Muchas veces trepaba sola y leía libros o simplemente miraba desde la ventaba como el sol se adormecía y se arropaba con el mar, dándole la bienvenida a la luna que ocuparía su lugar. Me encantaba soñar despierta y de niña tuve la suerte, de tener una fortaleza que me protegía y me enseñaba a amar ya desde pequeña, a estar conmigo misma.

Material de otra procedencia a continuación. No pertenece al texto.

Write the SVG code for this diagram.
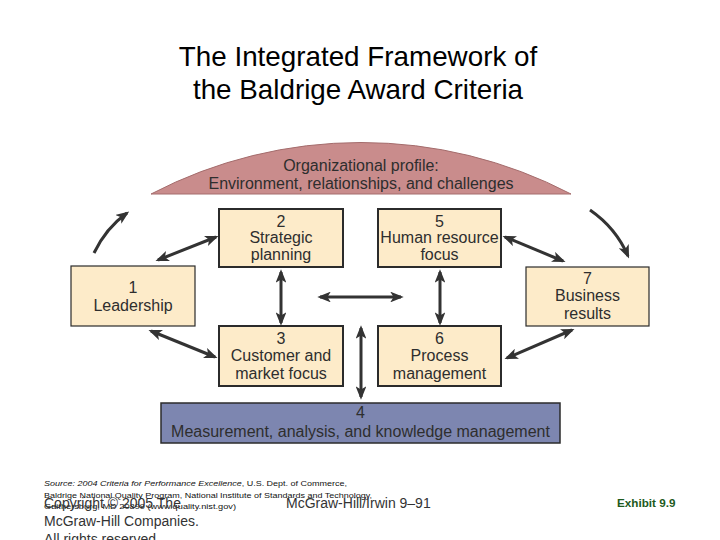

Pero los años vuelan y el tiempo pasa. Crecemos y muchas veces por falta de tiempo, dejamos de lado todo aquello que amamos. Vivimos inmersos en un reloj y corremos por llegar a todo lo que planeamos. Disfrutamos de las citas, las reuniones, las cenas y ya casi no nos dedicamos unos minutos a nosotros mismos. Con el tiempo crecemos y nos convertimos, muchos de nosotros, en esos adultos que nunca esperábamos que seríamos de niños. Como todos ustedes, yo también crecí, y cambié las batallas en el jardín con mi hermano, mi capa invisible y mi fortaleza en la casa del árbol, por batallas aprendiendo un nuevo idioma, una agenda programada y una habitación en la buhardilla del sexto B, en un antiguo edificio del sur de Alemania.

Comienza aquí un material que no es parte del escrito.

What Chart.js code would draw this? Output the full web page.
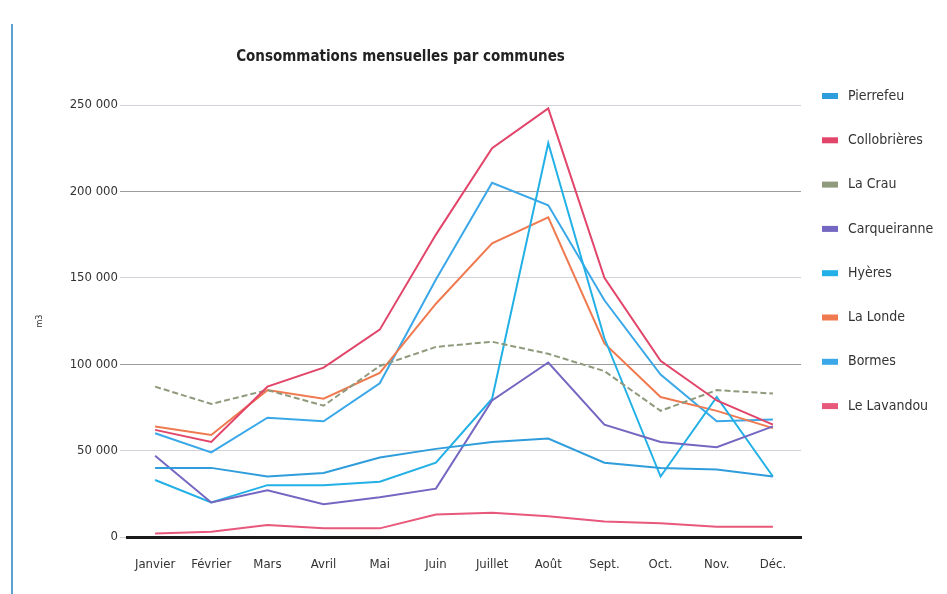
<!DOCTYPE html>
<html>
<head>
<meta charset="utf-8">
<script src="https://cdn.jsdelivr.net/npm/chart.js@4.4.1/dist/chart.umd.min.js"></script>
<style>
  html, body { margin: 0; padding: 0; background: #fff; }
  #wrap { position: relative; width: 947px; height: 594px; }
  #edge { position: absolute; left: 11px; top: 24px; width: 2px; height: 570px; background: #5aa0d0; }
  canvas { position: absolute; left: 0; top: 0; }
</style>
</head>
<body>
<div id="wrap">
  <canvas id="chart" width="947" height="594"></canvas>
  <div id="edge"></div>
</div>
<script>
const FONT = '"Liberation Sans Narrow", "DejaVu Sans Condensed", "Arial Narrow", sans-serif';

const months = ['Janvier', 'Février', 'Mars', 'Avril', 'Mai', 'Juin', 'Juillet', 'Août', 'Sept.', 'Oct.', 'Nov.', 'Déc.'];

const pierrefeu    = [40000, 40000, 35000, 37000, 46000, 51000, 55000, 57000, 43000, 40000, 39000, 35000];
const collobrieres = [62000, 55000, 87000, 98000, 120000, 175000, 225000, 248000, 150000, 102000, 79000, 65000];
const laCrau       = [87000, 77000, 85000, 76000, 99000, 110000, 113000, 106000, 96000, 73000, 85000, 83000];
const carqueiranne = [47000, 20000, 27000, 19000, 23000, 28000, 79000, 101000, 65000, 55000, 52000, 64000];
const hyeres       = [33000, 20000, 30000, 30000, 32000, 43000, 80000, 228000, 115000, 35000, 81000, 35000];
const laLonde      = [64000, 59000, 85000, 80000, 95000, 135000, 170000, 185000, 112000, 81000, 73000, 63000];
const bormes       = [60000, 49000, 69000, 67000, 89000, 149000, 205000, 192000, 137000, 94000, 67000, 68000];
const leLavandou   = [2000, 3000, 7000, 5000, 5000, 13000, 14000, 12000, 9000, 8000, 6000, 6000];

const yTicks = [0, 50000, 100000, 150000, 200000, 250000];

function fmt(v) {
  return String(v).replace(/\B(?=(\d{3})+(?!\d))/g, ' ');
}

function line(label, data, color, dash) {
  return {
    label: label,
    data: data,
    borderColor: color,
    backgroundColor: color,
    borderWidth: 2,
    borderDash: dash || [],
    pointRadius: 0,
    tension: 0,
    fill: false
  };
}

// legend drawn at fixed spots on the right, like the original
const sideLegend = {
  id: 'sideLegend',
  afterDraw(chart) {
    const ctx = chart.ctx;
    ctx.save();
    ctx.font = '14px ' + FONT;
    ctx.textBaseline = 'middle';
    chart.data.datasets.forEach((ds, i) => {
      let y = 96 + i * 44.3;
      ctx.fillStyle = ds.borderColor;
      ctx.fillRect(822, y - 3, 16, 6);
      ctx.fillStyle = '#333';
      ctx.fillText(ds.label, 848, y);
    });
    ctx.restore();
  }
};

let ctx = document.getElementById('chart').getContext('2d');

let chart = new Chart(ctx, {
  type: 'line',
  data: {
    labels: months,
    datasets: [
      line('Pierrefeu', pierrefeu, '#2f9ddb'),
      line('Collobrières', collobrieres, '#e2456a'),
      line('La Crau', laCrau, '#8f9a7c', [6, 3]),
      line('Carqueiranne', carqueiranne, '#7367c2'),
      line('Hyères', hyeres, '#22b0e6'),
      line('La Londe', laLonde, '#f07a4f'),
      line('Bormes', bormes, '#3aa8e8'),
      line('Le Lavandou', leLavandou, '#e8587a')
    ]
  },
  options: {
    responsive: false,
    animation: false,
    layout: { padding: { left: 0, right: 146, top: 0, bottom: 0 } },
    plugins: {
      legend: { display: false },
      tooltip: { enabled: false },
      title: {
        display: true,
        text: 'Consommations mensuelles par communes',
        color: '#222',
        font: { family: FONT, size: 15, weight: 'bold' },
        padding: { top: 48, bottom: 39 }
      }
    },
    scales: {
      x: {
        offset: true,
        grid: { display: false, offset: true },
        border: { display: true, color: '#1a1a1a', width: 3 },
        ticks: { color: '#333', font: { family: FONT, size: 13 }, padding: 12, maxRotation: 0, autoSkip: false },
        afterFit: s => { s.height = 57; }
      },
      y: {
        min: 0,
        max: 250000,
        afterBuildTicks: s => { s.ticks = yTicks.map(v => ({ value: v })); },
        grid: {
          // the scan shows the 100 000 and 200 000 lines darker
          color: c => (c.tick && c.tick.value % 100000 === 0 && c.tick.value > 0) ? '#9c9c9c' : '#d2d2d8',
          lineWidth: 1,
          drawTicks: true,
          tickLength: 7
        },
        border: { display: false },
        ticks: { color: '#333', font: { family: FONT, size: 13 }, padding: 2, callback: v => fmt(v) },
        title: { display: true, text: 'm3', color: '#333', font: { family: FONT, size: 9 }, padding: { top: 34, bottom: 0 } },
        afterFit: s => { s.width = 127; }
      }
    }
  },
  plugins: [sideLegend]
});
</script>
</body>
</html>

Los días hasta hoy pasaban junto a un reloj. Corriendo pero sin disfrutar o considerar la forma en la que exprimíamos el tiempo. Hasta hoy llenábamos nuestra agenda de cosas que hacer y pasar tiempo en casa, era ciertamente lo último en lo que pensábamos. Sin embargo, una situación completamente nueva para todos le ha ganado un pulso a nuestra rutina y nos encontramos ante algo totalmente desconocido para todos, que nos exige cerrar con fechillo la puerta de entrada y mirar desde la ventanas, como la vida pasa.

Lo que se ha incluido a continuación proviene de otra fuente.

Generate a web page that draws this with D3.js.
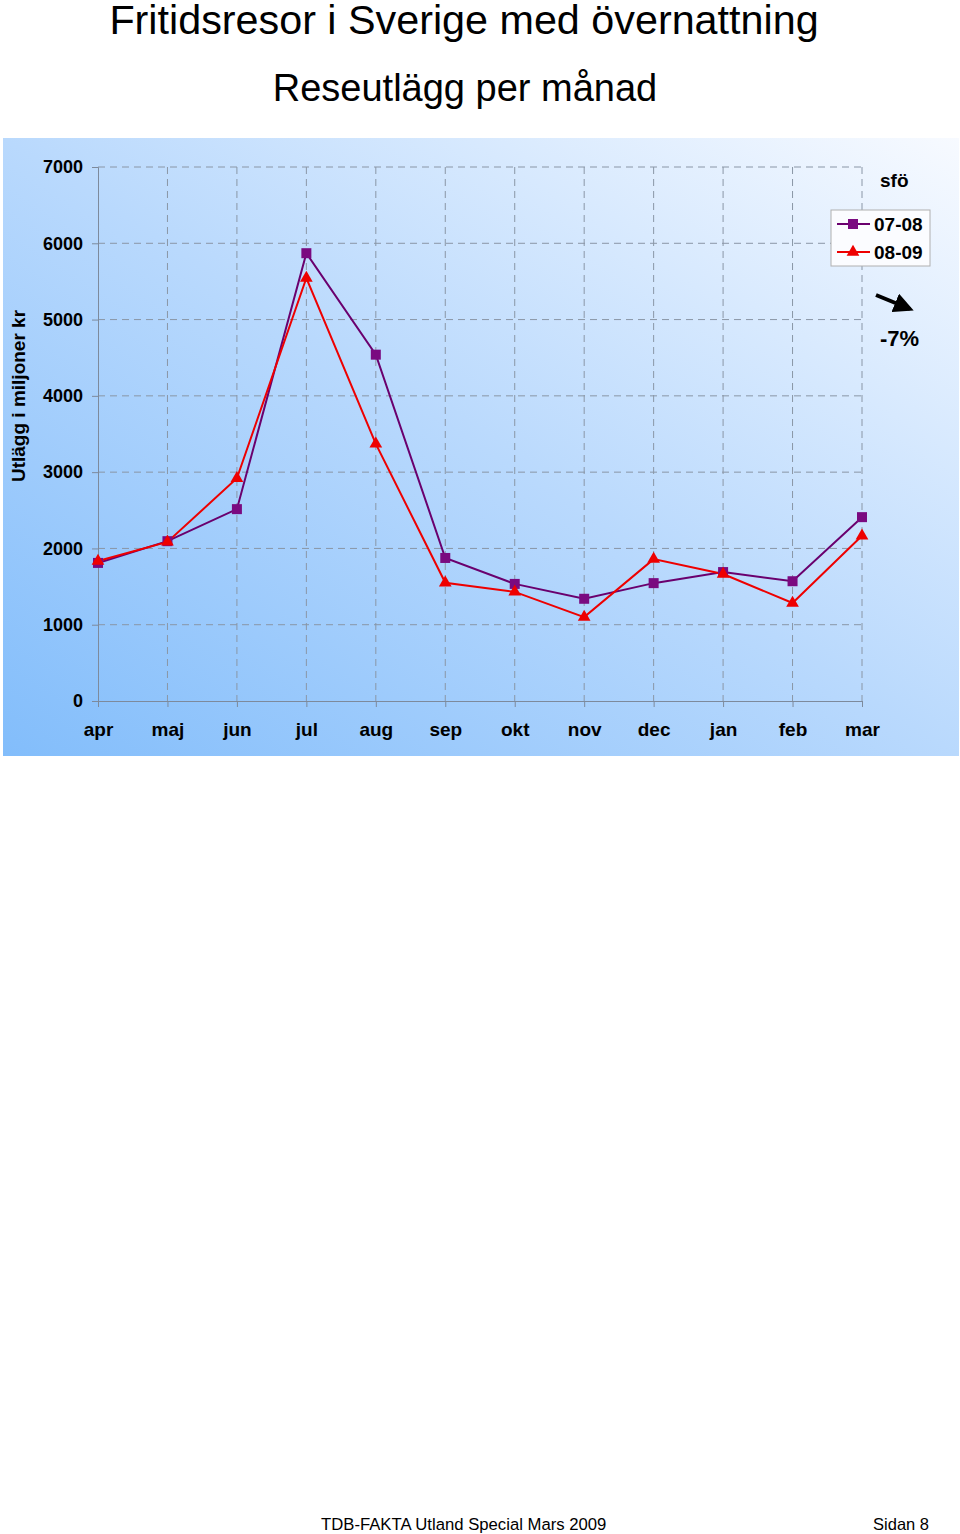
<!DOCTYPE html>
<html><head><meta charset="utf-8">
<script src="https://cdn.jsdelivr.net/npm/d3@7/dist/d3.min.js"></script>
<style>body{margin:0;background:#fff}svg{display:block;font-family:"Liberation Sans",Arial,sans-serif}</style>
</head><body>
<script>
const months = ["apr","maj","jun","jul","aug","sep","okt","nov","dec","jan","feb","mar"];
const yTicks = [0,1000,2000,3000,4000,5000,6000,7000];
const s0708 = [1810,2095,2515,5870,4540,1875,1535,1340,1545,1690,1570,2410];
const s0809 = [1835,2085,2920,5545,3370,1550,1430,1100,1860,1665,1285,2165];
const seriesNames = ["07-08","08-09"];

const W = 960, H = 1534;
const svg = d3.select("body").append("svg").attr("width", W).attr("height", H);
const defs = svg.append("defs");
const grad = defs.append("linearGradient").attr("id","bg").attr("x1","0").attr("y1","1").attr("x2","1").attr("y2","0");
grad.append("stop").attr("offset","0").attr("stop-color","#82bdfb");
grad.append("stop").attr("offset","0.5").attr("stop-color","#b9d9fd");
grad.append("stop").attr("offset","1").attr("stop-color","#f7faff");

svg.append("rect").attr("x",3).attr("y",138).attr("width",956).attr("height",618).attr("fill","url(#bg)");

svg.append("text").attr("x",464).attr("y",34).attr("text-anchor","middle").attr("font-size",41.3).attr("fill","#000").text("Fritidsresor i Sverige med övernattning");
svg.append("text").attr("x",465).attr("y",101).attr("text-anchor","middle").attr("font-size",38).attr("fill","#000").text("Reseutlägg per månad");

const x = d3.scalePoint().domain(months).range([98,862]);
const y = d3.scaleLinear().domain([0,7000]).range([701,167]);

const g = svg.append("g");
g.selectAll("line.hg").data(yTicks.slice(1)).join("line")
  .attr("x1",98).attr("x2",862).attr("y1",d=>y(d)).attr("y2",d=>y(d))
  .attr("stroke","#8a96a6").attr("stroke-width",1).attr("stroke-dasharray","7,5");
g.selectAll("line.vg").data(months.slice(1)).join("line")
  .attr("x1",d=>x(d)).attr("x2",d=>x(d)).attr("y1",167).attr("y2",707)
  .attr("stroke","#8a96a6").attr("stroke-width",1).attr("stroke-dasharray","7,5");

const yAxis = d3.axisLeft(y).tickValues(yTicks).tickSize(6).tickPadding(9).tickFormat(d3.format("d"));
const ya = svg.append("g").attr("transform","translate(98,0)").call(yAxis);
ya.select(".domain").attr("stroke","#7d8a9c");
ya.selectAll(".tick line").attr("stroke","#7d8a9c");
ya.selectAll("text").attr("font-size",18).attr("font-weight","bold").attr("fill","#000");

const xAxis = d3.axisBottom(x).tickSize(6).tickPadding(16);
const xa = svg.append("g").attr("transform","translate(0,701)").call(xAxis);
xa.select(".domain").attr("stroke","#7d8a9c");
xa.selectAll(".tick line").attr("stroke","#7d8a9c");
xa.selectAll("text").attr("font-size",19).attr("font-weight","bold").attr("fill","#000");

svg.append("text").attr("transform","translate(25,396) rotate(-90)").attr("text-anchor","middle")
  .attr("font-size",19).attr("font-weight","bold").text("Utlägg i miljoner kr");

const line = d3.line().x((d,i)=>x(months[i])).y(d=>y(d));
const cols = ["#6a006e","#ee0000"];
[s0708,s0809].forEach((s,k)=>{
  svg.append("path").datum(s).attr("d",line).attr("fill","none").attr("stroke",cols[k]).attr("stroke-width",2);
});
svg.selectAll("rect.sq").data(s0708).join("rect")
  .attr("x",(d,i)=>x(months[i])-5).attr("y",d=>y(d)-5).attr("width",10).attr("height",10).attr("fill","#7a0a80");
const tri = d3.symbol().type(d3.symbolTriangle).size(70);
svg.selectAll("path.tr").data(s0809).join("path")
  .attr("d",tri).attr("transform",(d,i)=>`translate(${x(months[i])},${y(d)})`).attr("fill","#ee0000");

svg.append("text").attr("x",880).attr("y",187).attr("font-size",19).attr("font-weight","bold").text("sfö");
const lg = svg.append("g");
lg.append("rect").attr("x",831).attr("y",210).attr("width",99).attr("height",56).attr("fill","#fbfcff").attr("stroke","#b0b0b0");
seriesNames.forEach((n,k)=>{
  const yy = 224 + k*28;
  lg.append("line").attr("x1",837).attr("x2",870).attr("y1",yy).attr("y2",yy).attr("stroke",cols[k]).attr("stroke-width",2);
  if(k===0) lg.append("rect").attr("x",848).attr("y",yy-5).attr("width",10).attr("height",10).attr("fill","#7a0a80");
  else lg.append("path").attr("d",tri).attr("transform",`translate(853,${yy})`).attr("fill","#ee0000");
  lg.append("text").attr("x",874).attr("y",yy+7).attr("font-size",19).attr("font-weight","bold").text(n);
});
defs.append("marker").attr("id","ah").attr("viewBox","0 0 10 10").attr("refX",8).attr("refY",5)
  .attr("markerWidth",5).attr("markerHeight",5).attr("orient","auto")
  .append("path").attr("d","M0,0 L10,5 L0,10 z").attr("fill","#000");
svg.append("line").attr("x1",876).attr("y1",295).attr("x2",910).attr("y2",309).attr("stroke","#000").attr("stroke-width",4).attr("marker-end","url(#ah)");
svg.append("text").attr("x",880).attr("y",346).attr("font-size",22).attr("font-weight","bold").text("-7%");

svg.append("text").attr("x",321).attr("y",1530).attr("font-size",16.7).text("TDB-FAKTA Utland Special Mars 2009");
svg.append("text").attr("x",929).attr("y",1530).attr("text-anchor","end").attr("font-size",16.5).text("Sidan 8");
</script>
</body></html>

Desde nuestras fortalezas pasamos involuntariamente más tiempo con nosotros mismos y soñamos cómo será la vida cuando salgamos. Amamos, leemos, reímos y añoramos los abrazos de quienes se han quedado al otro lado de nuestro fuerte. Y así, por primera vez desde hacía mucho, volvemos a tener tiempo.

Así que ahora, en esta fortaleza invisible, desde mi pequeña buhardilla del sexto B, me siento arropada y contemplo como el tiempo de nuevo me juega una mala pasada. Los días pasan y la noche llega y tengo que esperar a que amanezca de nuevo para continuar mi batalla, que esta vez, no es inventada.